Not only are these insights which can be used for personalised advertising, but the data can be sold onto other companies to dictate was services are sold to that individual at what price. An insurance company could up premiums for someone who never visits the gym, but this is not personal information which the individual has given permission to be released. Some would argue it is an invasion of privacy, others would suggest it is statistical science and fair game.

One of the complaints being made against Google is the lack of transparency. Yes, Google has made the consumer aware it collects information when the opt-outs are not altered in ‘location history’ settings tabs, though it has not made the user aware this opt-out could be irrelevant. By using other apps and services, Google is collecting the data in any case. Once it is said out loud it should seem obvious, even if you have opted out when you want to use the Maps app, you will have to send Google your location data, but the slight contradiction has the capacity to confuse users. This is not what many would consider complete transparency.

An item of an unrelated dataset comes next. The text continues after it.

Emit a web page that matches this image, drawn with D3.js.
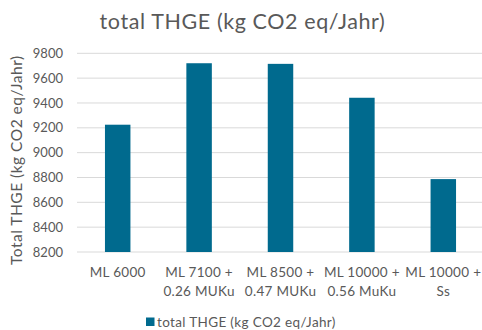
<!DOCTYPE html>
<html>
<head>
<meta charset="utf-8">
<script src="https://cdn.jsdelivr.net/npm/d3@7"></script>
<style>
  html, body { margin: 0; padding: 0; background: #fff; }
  svg { display: block; font-family: Lato, "Open Sans", sans-serif; }
</style>
</head>
<body>
<svg id="chart" width="482" height="330"></svg>
<script>
// Categories (two-line labels) and yearly totals
const categories = ["ML 6000", "ML 7100 + 0.26 MUKu", "ML 8500 + 0.47 MUKu", "ML 10000 + 0.56 MuKu", "ML 10000 + Ss"];
const labelLines = [["ML 6000"], ["ML 7100 +", "0.26 MUKu"], ["ML 8500 +", "0.47 MUKu"], ["ML 10000 +", "0.56 MuKu"], ["ML 10000 +", "Ss"]];
const values = [9225, 9720, 9715, 9442, 8787];
const yTicks = [8200, 8400, 8600, 8800, 9000, 9200, 9400, 9600, 9800];
const seriesName = "total THGE (kg CO2 eq/Jahr)";
const chartTitle = "total THGE (kg CO2 eq/Jahr)";
const yAxisTitle = "Total THGE (kg CO2 eq/Jahr)";

const svg = d3.select("#chart");
const barColor = "#006a8e";
const textColor = "#595959";

const x = d3.scaleBand()
  .domain(categories)
  .range([77, 484])
  .paddingInner(0.687)
  .paddingOuter(0.3435);

const y = d3.scaleLinear()
  .domain([8200, 9800])
  .range([252, 53.3]);

// Title
svg.append("text")
  .attr("x", 242.5).attr("y", 29)
  .attr("text-anchor", "middle")
  .attr("font-size", 21.5)
  .attr("letter-spacing", 0.6)
  .attr("fill", textColor)
  .text(chartTitle);

// Horizontal gridlines
svg.append("g")
  .selectAll("line")
  .data(yTicks)
  .join("line")
  .attr("x1", 77).attr("x2", 484)
  .attr("y1", d => y(d)).attr("y2", d => y(d))
  .attr("stroke", "#d9d9d9")
  .attr("stroke-width", 1);

// Y axis tick labels
const yAxis = d3.axisLeft(y).tickValues(yTicks).tickSize(0).tickPadding(0).tickFormat(d3.format("d"));
const yg = svg.append("g").attr("transform", "translate(63,0)").call(yAxis);
yg.select(".domain").remove();
yg.selectAll("text")
  .attr("font-size", 13)
  .attr("font-family", "Lato, 'Open Sans', sans-serif")
  .attr("fill", textColor);

// Y axis title
svg.append("text")
  .attr("transform", "translate(22,265) rotate(-90)")
  .attr("text-anchor", "start")
  .attr("font-size", 15.5)
  .attr("letter-spacing", 0.5)
  .attr("fill", textColor)
  .text(yAxisTitle);

// Bars
svg.append("g")
  .selectAll("rect")
  .data(values)
  .join("rect")
  .attr("x", (d, i) => x(categories[i]))
  .attr("width", x.bandwidth())
  .attr("y", d => y(d))
  .attr("height", d => y(8200) - y(d))
  .attr("fill", barColor);

// Category labels
const xl = svg.append("g");
labelLines.forEach((lines, i) => {
  const t = xl.append("text")
    .attr("x", x(categories[i]) + x.bandwidth() / 2)
    .attr("y", 277)
    .attr("text-anchor", "middle")
    .attr("font-size", 13.5)
    .attr("letter-spacing", 0.3)
    .attr("fill", textColor);
  lines.forEach((ln, j) => {
    t.append("tspan")
      .attr("x", x(categories[i]) + x.bandwidth() / 2)
      .attr("dy", j === 0 ? 0 : 19)
      .text(ln);
  });
});

// Legend
svg.append("rect")
  .attr("x", 146).attr("y", 317.5)
  .attr("width", 8.5).attr("height", 8.5)
  .attr("fill", barColor);
svg.append("text")
  .attr("x", 157).attr("y", 326.5)
  .attr("font-size", 13.5)
  .attr("letter-spacing", 0.35)
  .attr("fill", textColor)
  .text(seriesName);
</script>
</body>
</html>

“Google’s practices leave consumers very little choice other than providing their location data, which is then used by the company for a wide range of purposes including targeted advertising,” European privacy group BEUC said in a statement. “BEUC and its members argue that these practices contradict basic principles of the GDPR, such as the lawfulness, transparency and fairness of processing, and infringe on data subject’s rights such as the right to information. In our assessment Google notably lacks a lawful legal ground for processing the location data in question.”

There will of course be investigations over the course of the next couple of months, as we suspect there will be more complaints filed in the near future, though this will be a test of GDPR. As a reminder, the largest fine which the EU can impose is 3% of annual turnover. Google might have been able to swallow previous fines from the EU, but this one will be a bit more difficult to justify.